_Goal:_ Every entry that follows should be repeated exactly; drop the images.

--- start Exercise data ---

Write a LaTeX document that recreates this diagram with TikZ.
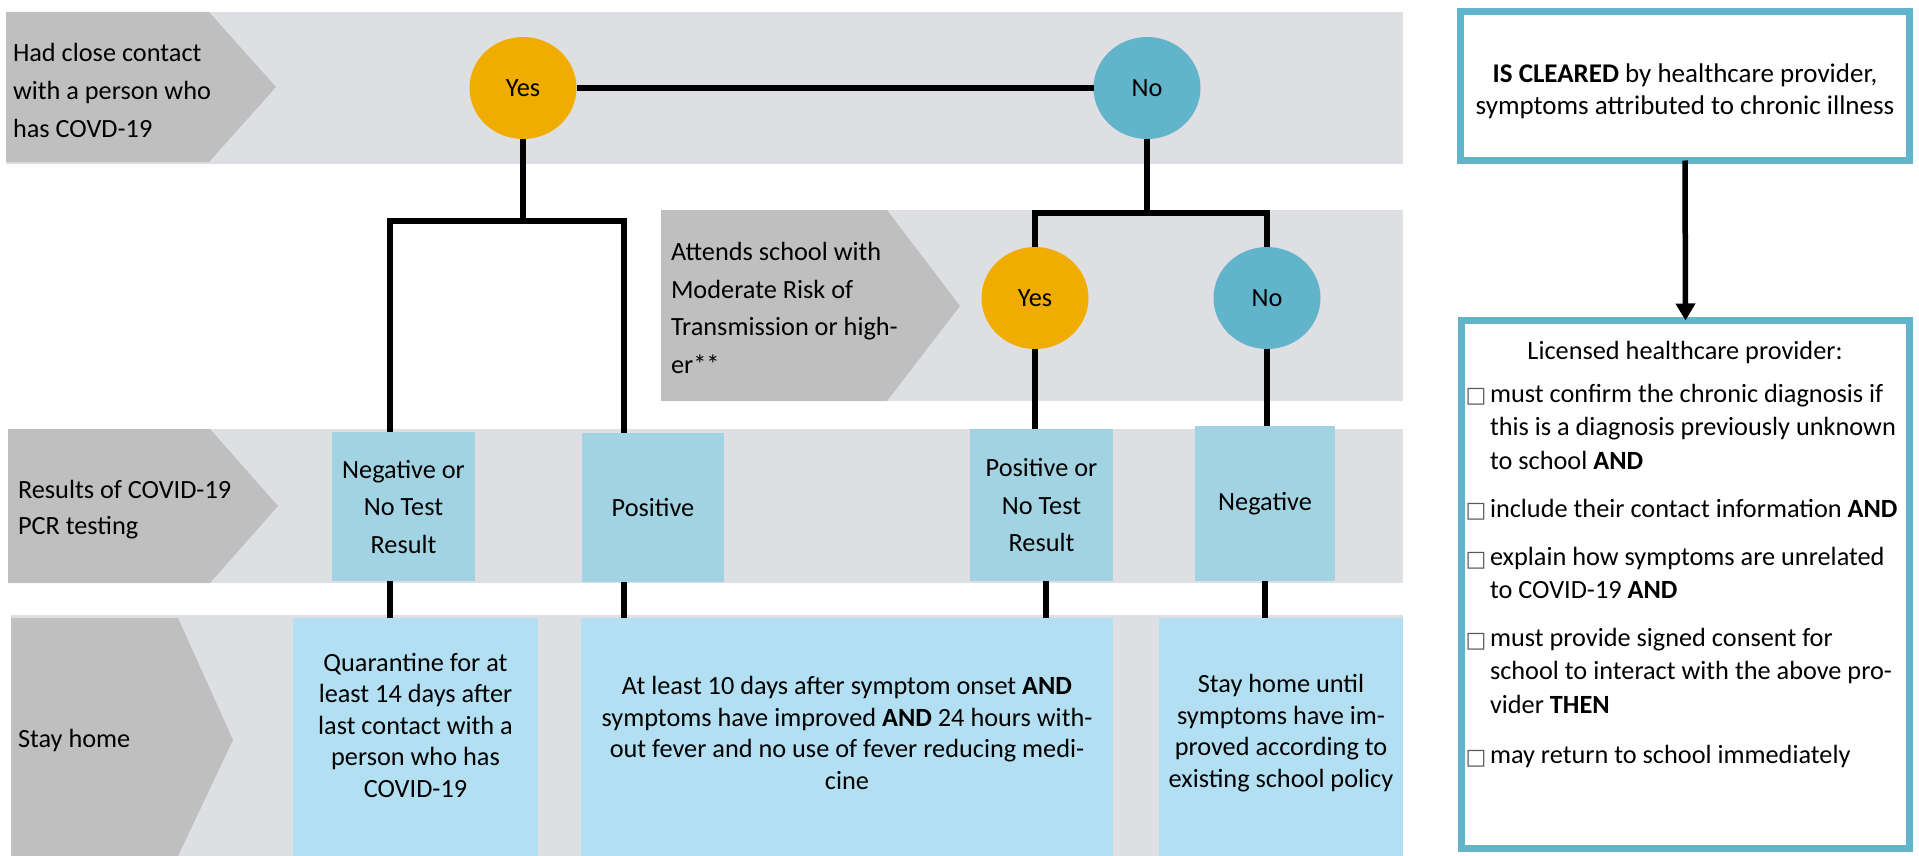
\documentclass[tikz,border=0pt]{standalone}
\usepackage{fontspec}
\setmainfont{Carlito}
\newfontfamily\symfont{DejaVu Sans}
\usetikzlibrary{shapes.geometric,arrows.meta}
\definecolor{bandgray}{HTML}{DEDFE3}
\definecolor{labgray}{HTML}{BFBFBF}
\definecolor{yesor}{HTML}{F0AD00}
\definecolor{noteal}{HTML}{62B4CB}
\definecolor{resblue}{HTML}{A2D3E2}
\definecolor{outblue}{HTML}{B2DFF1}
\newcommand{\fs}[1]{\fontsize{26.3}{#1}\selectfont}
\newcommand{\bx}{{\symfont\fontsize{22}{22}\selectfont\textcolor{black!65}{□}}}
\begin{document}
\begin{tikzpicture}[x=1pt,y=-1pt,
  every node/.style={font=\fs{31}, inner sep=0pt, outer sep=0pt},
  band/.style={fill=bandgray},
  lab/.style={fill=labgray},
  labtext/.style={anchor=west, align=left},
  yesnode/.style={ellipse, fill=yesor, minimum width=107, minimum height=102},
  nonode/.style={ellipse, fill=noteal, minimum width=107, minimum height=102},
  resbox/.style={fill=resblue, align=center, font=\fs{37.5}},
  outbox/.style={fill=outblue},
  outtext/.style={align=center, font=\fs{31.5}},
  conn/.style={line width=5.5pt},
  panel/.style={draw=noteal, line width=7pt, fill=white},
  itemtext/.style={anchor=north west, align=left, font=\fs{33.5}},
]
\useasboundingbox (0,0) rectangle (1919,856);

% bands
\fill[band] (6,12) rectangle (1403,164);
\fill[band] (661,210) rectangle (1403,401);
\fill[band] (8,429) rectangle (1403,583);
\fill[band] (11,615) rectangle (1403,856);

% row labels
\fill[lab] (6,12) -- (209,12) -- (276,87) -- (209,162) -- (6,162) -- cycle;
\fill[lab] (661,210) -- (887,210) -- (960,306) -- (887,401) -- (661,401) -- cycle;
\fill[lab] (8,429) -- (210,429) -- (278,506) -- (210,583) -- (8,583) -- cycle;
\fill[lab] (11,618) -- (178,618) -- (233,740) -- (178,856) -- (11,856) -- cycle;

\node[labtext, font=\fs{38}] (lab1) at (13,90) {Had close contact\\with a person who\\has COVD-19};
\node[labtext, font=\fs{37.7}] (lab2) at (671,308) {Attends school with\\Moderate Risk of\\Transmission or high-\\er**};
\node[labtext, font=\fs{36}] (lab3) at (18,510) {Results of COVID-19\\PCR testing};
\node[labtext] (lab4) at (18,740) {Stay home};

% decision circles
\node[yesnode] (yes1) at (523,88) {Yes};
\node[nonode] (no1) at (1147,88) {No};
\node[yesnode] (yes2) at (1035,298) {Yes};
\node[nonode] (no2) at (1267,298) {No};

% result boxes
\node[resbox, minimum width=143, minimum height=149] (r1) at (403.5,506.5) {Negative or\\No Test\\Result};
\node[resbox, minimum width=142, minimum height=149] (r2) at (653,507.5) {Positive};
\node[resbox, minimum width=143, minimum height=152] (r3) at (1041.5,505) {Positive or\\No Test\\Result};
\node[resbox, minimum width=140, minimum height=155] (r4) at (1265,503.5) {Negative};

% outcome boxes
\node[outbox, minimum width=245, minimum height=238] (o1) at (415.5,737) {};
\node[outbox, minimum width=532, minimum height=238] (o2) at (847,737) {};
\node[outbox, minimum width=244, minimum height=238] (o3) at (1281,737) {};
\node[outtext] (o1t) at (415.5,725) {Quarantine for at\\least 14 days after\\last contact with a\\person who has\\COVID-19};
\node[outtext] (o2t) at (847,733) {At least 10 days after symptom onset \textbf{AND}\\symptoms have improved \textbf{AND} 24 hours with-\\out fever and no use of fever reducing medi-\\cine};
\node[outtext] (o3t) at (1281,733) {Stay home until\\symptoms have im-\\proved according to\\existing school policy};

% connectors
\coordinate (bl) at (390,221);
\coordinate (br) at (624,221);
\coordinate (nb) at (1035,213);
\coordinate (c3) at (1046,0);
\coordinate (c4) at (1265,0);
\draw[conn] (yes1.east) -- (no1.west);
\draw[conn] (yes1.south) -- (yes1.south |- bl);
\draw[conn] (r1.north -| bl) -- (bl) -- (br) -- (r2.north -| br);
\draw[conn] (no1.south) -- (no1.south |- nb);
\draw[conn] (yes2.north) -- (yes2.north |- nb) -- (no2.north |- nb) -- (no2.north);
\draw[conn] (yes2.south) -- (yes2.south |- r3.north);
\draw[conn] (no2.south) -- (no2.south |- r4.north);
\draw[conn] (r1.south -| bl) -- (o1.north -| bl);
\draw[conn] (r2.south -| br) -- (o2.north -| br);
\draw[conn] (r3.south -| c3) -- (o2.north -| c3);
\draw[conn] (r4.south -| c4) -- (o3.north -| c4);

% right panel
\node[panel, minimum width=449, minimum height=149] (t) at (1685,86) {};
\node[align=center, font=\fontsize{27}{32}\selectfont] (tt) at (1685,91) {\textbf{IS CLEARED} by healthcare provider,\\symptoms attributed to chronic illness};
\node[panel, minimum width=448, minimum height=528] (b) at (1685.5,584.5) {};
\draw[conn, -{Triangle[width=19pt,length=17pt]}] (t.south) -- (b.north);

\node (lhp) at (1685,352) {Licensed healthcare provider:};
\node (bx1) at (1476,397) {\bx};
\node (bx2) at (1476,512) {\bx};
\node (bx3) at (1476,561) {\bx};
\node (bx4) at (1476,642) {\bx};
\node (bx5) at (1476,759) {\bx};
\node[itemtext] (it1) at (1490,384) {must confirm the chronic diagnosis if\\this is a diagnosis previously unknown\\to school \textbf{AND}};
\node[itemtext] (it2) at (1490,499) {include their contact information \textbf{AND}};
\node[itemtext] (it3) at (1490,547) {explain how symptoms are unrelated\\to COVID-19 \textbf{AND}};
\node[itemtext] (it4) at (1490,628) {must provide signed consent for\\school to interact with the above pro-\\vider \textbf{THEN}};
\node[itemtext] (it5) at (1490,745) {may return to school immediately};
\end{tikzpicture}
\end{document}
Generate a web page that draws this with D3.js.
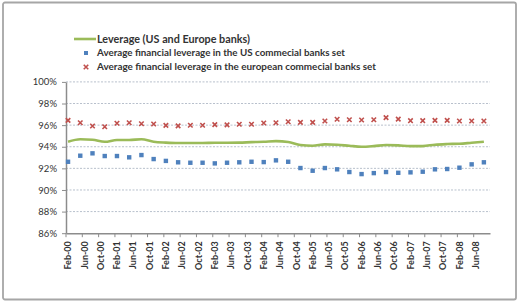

--- end Exercise data ---

_Reply:_
Write a LaTeX document that recreates this diagram with TikZ.
\documentclass[tikz,border=0pt]{standalone}
\usepackage{fontspec}
\setmainfont{Carlito}
\newfontfamily\symfont{DejaVu Sans}
\usetikzlibrary{shapes.geometric,arrows.meta}
\definecolor{bandgray}{HTML}{DEDFE3}
\definecolor{labgray}{HTML}{BFBFBF}
\definecolor{yesor}{HTML}{F0AD00}
\definecolor{noteal}{HTML}{62B4CB}
\definecolor{resblue}{HTML}{A2D3E2}
\definecolor{outblue}{HTML}{B2DFF1}
\newcommand{\fs}[1]{\fontsize{26.3}{#1}\selectfont}
\newcommand{\bx}{{\symfont\fontsize{22}{22}\selectfont\textcolor{black!65}{□}}}
\begin{document}
\begin{tikzpicture}[x=1pt,y=-1pt,
  every node/.style={font=\fs{31}, inner sep=0pt, outer sep=0pt},
  band/.style={fill=bandgray},
  lab/.style={fill=labgray},
  labtext/.style={anchor=west, align=left},
  yesnode/.style={ellipse, fill=yesor, minimum width=107, minimum height=102},
  nonode/.style={ellipse, fill=noteal, minimum width=107, minimum height=102},
  resbox/.style={fill=resblue, align=center, font=\fs{37.5}},
  outbox/.style={fill=outblue},
  outtext/.style={align=center, font=\fs{31.5}},
  conn/.style={line width=5.5pt},
  panel/.style={draw=noteal, line width=7pt, fill=white},
  itemtext/.style={anchor=north west, align=left, font=\fs{33.5}},
]
\useasboundingbox (0,0) rectangle (1919,856);

% bands
\fill[band] (6,12) rectangle (1403,164);
\fill[band] (661,210) rectangle (1403,401);
\fill[band] (8,429) rectangle (1403,583);
\fill[band] (11,615) rectangle (1403,856);

% row labels
\fill[lab] (6,12) -- (209,12) -- (276,87) -- (209,162) -- (6,162) -- cycle;
\fill[lab] (661,210) -- (887,210) -- (960,306) -- (887,401) -- (661,401) -- cycle;
\fill[lab] (8,429) -- (210,429) -- (278,506) -- (210,583) -- (8,583) -- cycle;
\fill[lab] (11,618) -- (178,618) -- (233,740) -- (178,856) -- (11,856) -- cycle;

\node[labtext, font=\fs{38}] (lab1) at (13,90) {Had close contact\\with a person who\\has COVD-19};
\node[labtext, font=\fs{37.7}] (lab2) at (671,308) {Attends school with\\Moderate Risk of\\Transmission or high-\\er**};
\node[labtext, font=\fs{36}] (lab3) at (18,510) {Results of COVID-19\\PCR testing};
\node[labtext] (lab4) at (18,740) {Stay home};

% decision circles
\node[yesnode] (yes1) at (523,88) {Yes};
\node[nonode] (no1) at (1147,88) {No};
\node[yesnode] (yes2) at (1035,298) {Yes};
\node[nonode] (no2) at (1267,298) {No};

% result boxes
\node[resbox, minimum width=143, minimum height=149] (r1) at (403.5,506.5) {Negative or\\No Test\\Result};
\node[resbox, minimum width=142, minimum height=149] (r2) at (653,507.5) {Positive};
\node[resbox, minimum width=143, minimum height=152] (r3) at (1041.5,505) {Positive or\\No Test\\Result};
\node[resbox, minimum width=140, minimum height=155] (r4) at (1265,503.5) {Negative};

% outcome boxes
\node[outbox, minimum width=245, minimum height=238] (o1) at (415.5,737) {};
\node[outbox, minimum width=532, minimum height=238] (o2) at (847,737) {};
\node[outbox, minimum width=244, minimum height=238] (o3) at (1281,737) {};
\node[outtext] (o1t) at (415.5,725) {Quarantine for at\\least 14 days after\\last contact with a\\person who has\\COVID-19};
\node[outtext] (o2t) at (847,733) {At least 10 days after symptom onset \textbf{AND}\\symptoms have improved \textbf{AND} 24 hours with-\\out fever and no use of fever reducing medi-\\cine};
\node[outtext] (o3t) at (1281,733) {Stay home until\\symptoms have im-\\proved according to\\existing school policy};

% connectors
\coordinate (bl) at (390,221);
\coordinate (br) at (624,221);
\coordinate (nb) at (1035,213);
\coordinate (c3) at (1046,0);
\coordinate (c4) at (1265,0);
\draw[conn] (yes1.east) -- (no1.west);
\draw[conn] (yes1.south) -- (yes1.south |- bl);
\draw[conn] (r1.north -| bl) -- (bl) -- (br) -- (r2.north -| br);
\draw[conn] (no1.south) -- (no1.south |- nb);
\draw[conn] (yes2.north) -- (yes2.north |- nb) -- (no2.north |- nb) -- (no2.north);
\draw[conn] (yes2.south) -- (yes2.south |- r3.north);
\draw[conn] (no2.south) -- (no2.south |- r4.north);
\draw[conn] (r1.south -| bl) -- (o1.north -| bl);
\draw[conn] (r2.south -| br) -- (o2.north -| br);
\draw[conn] (r3.south -| c3) -- (o2.north -| c3);
\draw[conn] (r4.south -| c4) -- (o3.north -| c4);

% right panel
\node[panel, minimum width=449, minimum height=149] (t) at (1685,86) {};
\node[align=center, font=\fontsize{27}{32}\selectfont] (tt) at (1685,91) {\textbf{IS CLEARED} by healthcare provider,\\symptoms attributed to chronic illness};
\node[panel, minimum width=448, minimum height=528] (b) at (1685.5,584.5) {};
\draw[conn, -{Triangle[width=19pt,length=17pt]}] (t.south) -- (b.north);

\node (lhp) at (1685,352) {Licensed healthcare provider:};
\node (bx1) at (1476,397) {\bx};
\node (bx2) at (1476,512) {\bx};
\node (bx3) at (1476,561) {\bx};
\node (bx4) at (1476,642) {\bx};
\node (bx5) at (1476,759) {\bx};
\node[itemtext] (it1) at (1490,384) {must confirm the chronic diagnosis if\\this is a diagnosis previously unknown\\to school \textbf{AND}};
\node[itemtext] (it2) at (1490,499) {include their contact information \textbf{AND}};
\node[itemtext] (it3) at (1490,547) {explain how symptoms are unrelated\\to COVID-19 \textbf{AND}};
\node[itemtext] (it4) at (1490,628) {must provide signed consent for\\school to interact with the above pro-\\vider \textbf{THEN}};
\node[itemtext] (it5) at (1490,745) {may return to school immediately};
\end{tikzpicture}
\end{document}
Generate a web page that draws this with D3.js.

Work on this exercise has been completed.